Dans cette guerre informationnelle, l’auteur prend le soin de proposer des encadrés très précis, avec l’exemple très fouillé sur les manœuvres médiatiques russes en Afrique. Il s’appuie pour cela sur une étude de l’institut de recherche stratégique de l’école militaire. Au passage les plus anciens, qui ont connu la période soviétique, ont pu retrouver le bon vieux procédé qui datait de l’ère Brejnev, celui de la désinformation, une pratique qui avait été très largement documentée en son temps.
On retrouve dans le détail également les techniques de fabrication des fake news avec une analogie culinaire sur la préparation du canard, ce qui rappelle la zone et technique de la généralisation abusive que l’on peut appeler « pâté de canard », mais également celle de l’essentialisation, appelées « le malgré de canard », les amateurs apprécieront.

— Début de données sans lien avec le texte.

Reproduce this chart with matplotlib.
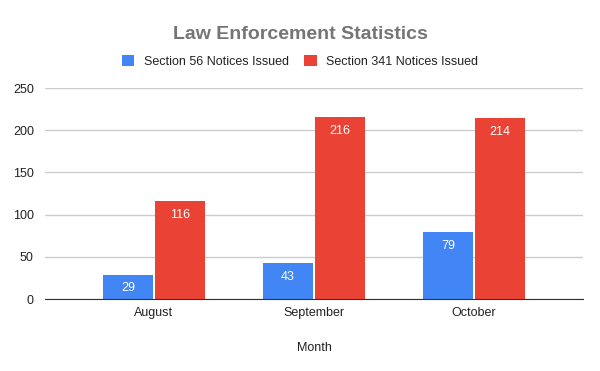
import numpy as np
import matplotlib
matplotlib.use('Agg')
import matplotlib.pyplot as plt

# =========================
# DATA
# =========================

months = ['August', 'September', 'October']

section_56 = [29, 43, 79]

section_341 = [116, 216, 214]

# =========================
# PLOT
# =========================

plt.rcParams['font.family'] = ['Liberation Sans', 'DejaVu Sans']

fig = plt.figure(figsize=(6, 3.71), dpi=100)

ax = fig.add_axes([0.075, 0.194, 0.8967, 0.5688])

x = np.arange(len(months))
width = 0.31
offset = 0.1625

bars_56 = ax.bar(x - offset, section_56, width, color='#4285F4',
                 label='Section 56 Notices Issued', zorder=3)
bars_341 = ax.bar(x + offset, section_341, width, color='#EA4335',
                  label='Section 341 Notices Issued', zorder=3)

for bars in (bars_56, bars_341):
    for bar in bars:
        ax.annotate(
            str(int(bar.get_height())),
            (bar.get_x() + bar.get_width() / 2, bar.get_height()),
            xytext=(0, -10), textcoords='offset points',
            ha='center', va='center', color='white', fontsize=9,
            zorder=4
        )

ax.set_xlim(-0.68, 2.68)
ax.set_ylim(0, 250)
ax.set_yticks([0, 50, 100, 150, 200, 250])
ax.set_xticks(x)
ax.set_xticklabels(months)

ax.grid(axis='y', color='#cccccc', linewidth=1, zorder=0)

for side in ['top', 'right', 'left']:
    ax.spines[side].set_visible(False)
ax.spines['bottom'].set_color('#333333')
ax.spines['bottom'].set_zorder(5)

ax.tick_params(axis='both', length=0, labelsize=9, labelcolor='#222222')
ax.tick_params(axis='y', pad=8)
ax.tick_params(axis='x', pad=6)

ax.set_xlabel('Month', fontsize=9, color='#222222', labelpad=16)

fig.text(0.5, 0.906, 'Law Enforcement Statistics', ha='center',
         va='center', fontsize=14, fontweight='bold', color='#757575')

fig.legend(
    loc='center', bbox_to_anchor=(0.5, 0.835), ncol=2, frameon=False,
    fontsize=9, handlelength=1.0, handleheight=1.0, columnspacing=1.2,
    handletextpad=0.8, labelcolor='#222222'
)

fig.savefig('out.png', dpi=100)
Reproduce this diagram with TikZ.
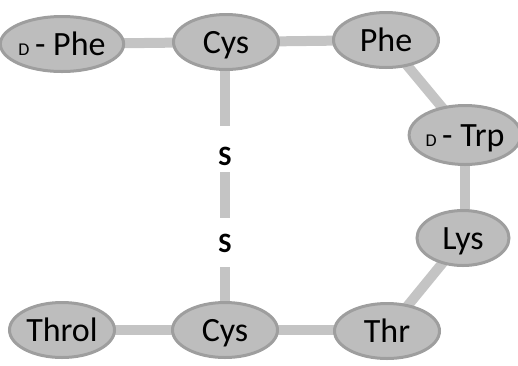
\documentclass[tikz,border=0pt]{standalone}
\usepackage{fontspec}
\setmainfont{Carlito}
\newfontfamily\sbold{Carlito Bold}
\usetikzlibrary{shapes.geometric,backgrounds}
\definecolor{nodefill}{RGB}{189,189,189}
\definecolor{nodeline}{RGB}{158,158,158}
\definecolor{linkgray}{RGB}{196,196,196}
\tikzset{
  res/.style={ellipse, fill=nodefill, draw=nodeline, line width=3pt, inner sep=0pt,
    minimum width=105pt, minimum height=55pt, text height=22pt, text depth=0pt,
    font=\fontsize{34}{34}\selectfont},
  link/.style={draw=linkgray, line width=10pt},
  sulf/.style={font=\sbold\fontsize{28}{28}\selectfont, inner sep=0pt},
}
\newcommand{\dsmall}{{\fontsize{18}{18}\selectfont D}}
\begin{document}
\begin{tikzpicture}[x=1pt,y=-1pt]
\useasboundingbox (0,0) rectangle (518,365);
\node[res] (dphe) at (62,44) {\dsmall\,- Phe};
\node[res] (cys1) at (226,42) {Cys};
\node[res] (phe) at (386,40) {Phe};
\node[res, minimum width=101pt, minimum height=59pt] (dtrp) at (465,135) {\dsmall\,- Trp};
\node[res, minimum width=92pt] (lys) at (463,238) {Lys};
\node[res] (throl) at (62,330) {Throl};
\node[res] (cys2) at (225,330) {Cys};
\node[res] (thr) at (387,331) {Thr};
\node[sulf] (s1) at (225,156) {S};
\node[sulf] (s2) at (225,243) {S};
\coordinate (a1) at (225,126);
\coordinate (b1) at (225,172);
\coordinate (b2) at (225,218);
\coordinate (c1) at (225,267);
\begin{scope}[on background layer]
\draw[link] (dphe.center) -- (cys1.center);
\draw[link] (cys1.center) -- (phe.center);
\draw[link] (phe.center) -- (dtrp.center);
\draw[link] (dtrp.center) -- (dtrp.center |- lys.center);
\draw[link] (lys.center) -- (thr.center);
\draw[link] (throl.center) -- (cys2.center);
\draw[link] (cys2.center) -- (cys2.center -| thr.center);
\draw[link] (cys1.center -| a1) -- (a1);
\draw[link] (b1) -- (b2);
\draw[link] (c1) -- (cys2.center);
\end{scope}
\end{tikzpicture}
\end{document}
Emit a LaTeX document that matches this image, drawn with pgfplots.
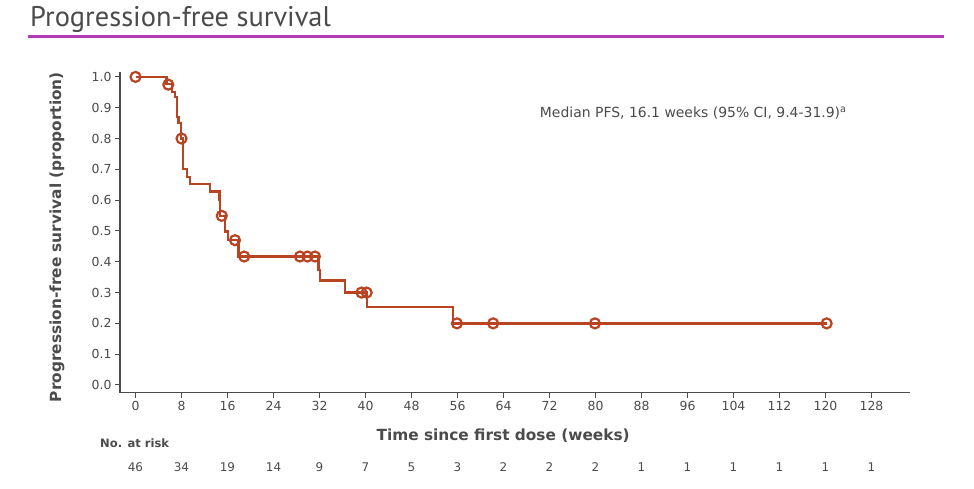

Les mesures actives s’inscrivent dans la continuité de la guerre révolutionnaire de la subversion, avec l’intoxication par la formation, ce qui peut rejoindre l’infobésité, avec des méthodes très subtiles qui ont été utilisées au moment de la décolonisation, mais également avec la bleuite pendant la guerre d’Algérie. Face à ces actions subversives, les différents moyens de contre-attaque sont également abordés, même si la raison critique est beaucoup plus difficile à opposer à la dictature de l’émotion.
Encore une fois il s’agit bel et bien d’un manuel que l’on pourra lire avec profit, à la fois pour comprendre les mécanismes de la guerre d’influence, mais également pour répondre à des situations très précises en analysant les outils utilisés par l’ennemi.